* _Written exercise_: Tally up the lines carrying the string "this" and respond with only the resulting number.

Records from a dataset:
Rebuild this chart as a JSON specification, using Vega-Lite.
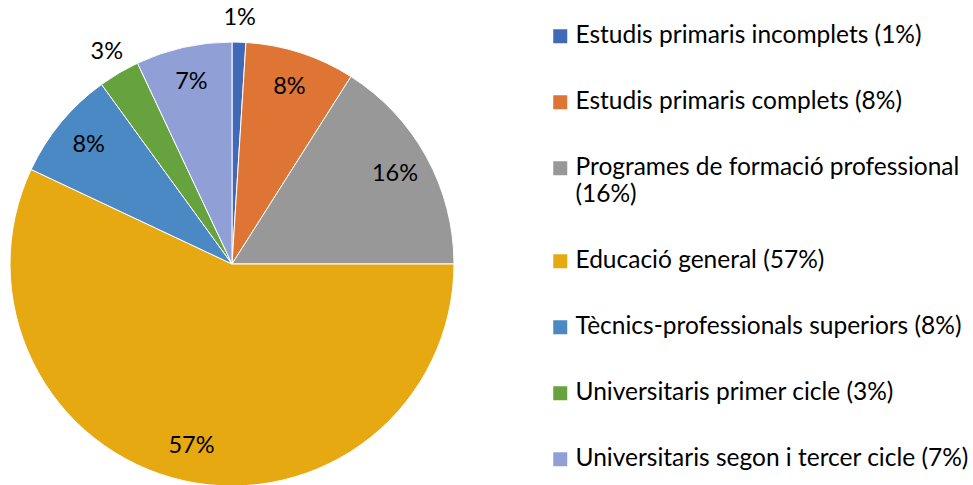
{
  "$schema": "https://vega.github.io/schema/vega-lite/v6.json",
  "autosize": "none",
  "padding": {"left": 11, "top": 43, "right": 520, "bottom": 0},
  "width": 442,
  "height": 442,
  "background": "white",
  "config": {
    "view": {"stroke": null},
    "legend": {
      "orient": "none",
      "legendX": 537,
      "legendY": -19,
      "symbolType": "square",
      "symbolSize": 196,
      "symbolStrokeWidth": 0,
      "labelFont": "Lato",
      "labelFontSize": 24.5,
      "labelColor": "#000000",
      "labelLimit": 600,
      "labelOffset": 3,
      "rowPadding": 41,
      "padding": 0
    }
  },
  "data": {
    "values": [
      {"category": "Estudis primaris incomplets (1%)", "share": 0.01, "order": 1},
      {"category": "Estudis primaris complets (8%)", "share": 0.08, "order": 2},
      {"category": "Programes de formació professional (16%)", "share": 0.16, "order": 3},
      {"category": "Educació general (57%)", "share": 0.57, "order": 4},
      {"category": "Tècnics-professionals superiors (8%)", "share": 0.08, "order": 5},
      {"category": "Universitaris primer cicle (3%)", "share": 0.03, "order": 6},
      {"category": "Universitaris segon i tercer cicle (7%)", "share": 0.07, "order": 7}
    ]
  },
  "layer": [
    {
      "mark": {"type": "arc", "outerRadius": 222, "stroke": "white", "strokeWidth": 1},
      "encoding": {
        "theta": {"field": "share", "type": "quantitative", "stack": true},
        "order": {"field": "order", "type": "quantitative"},
        "color": {
          "field": "category",
          "type": "nominal",
          "title": null,
          "scale": {
            "domain": [
              "Estudis primaris incomplets (1%)",
              "Estudis primaris complets (8%)",
              "Programes de formació professional (16%)",
              "Educació general (57%)",
              "Tècnics-professionals superiors (8%)",
              "Universitaris primer cicle (3%)",
              "Universitaris segon i tercer cicle (7%)"
            ],
            "range": ["#4169B8", "#DE7535", "#989898", "#E6A912", "#4A89C4", "#66A23E", "#90A0D6"]
          },
          "legend": {
            "labelExpr": "datum.label == 'Programes de formació professional (16%)' ? ['Programes de formació professional', '(16%)'] : datum.label"
          }
        }
      }
    },
    {
      "mark": {"type": "text", "radius": 186, "font": "Lato", "fontSize": 23.5, "fill": "#000000"},
      "encoding": {
        "theta": {"field": "share", "type": "quantitative", "stack": true},
        "order": {"field": "order", "type": "quantitative"},
        "text": {
          "condition": {"test": "datum.share < 0.05", "value": ""},
          "field": "share",
          "type": "quantitative",
          "format": ".0%"
        }
      }
    },
    {
      "mark": {"type": "text", "radius": 246, "font": "Lato", "fontSize": 23.5, "fill": "#000000"},
      "encoding": {
        "theta": {"field": "share", "type": "quantitative", "stack": true},
        "order": {"field": "order", "type": "quantitative"},
        "text": {
          "condition": {"test": "datum.share >= 0.05", "value": ""},
          "field": "share",
          "type": "quantitative",
          "format": ".0%"
        }
      }
    }
  ]
}
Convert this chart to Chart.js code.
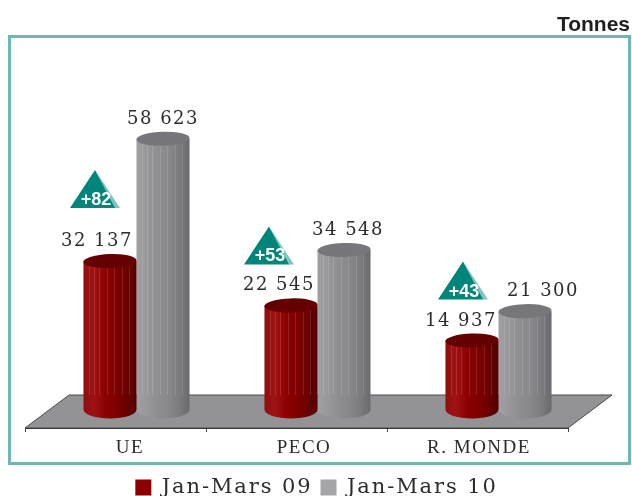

* _Solution to the problem_: 2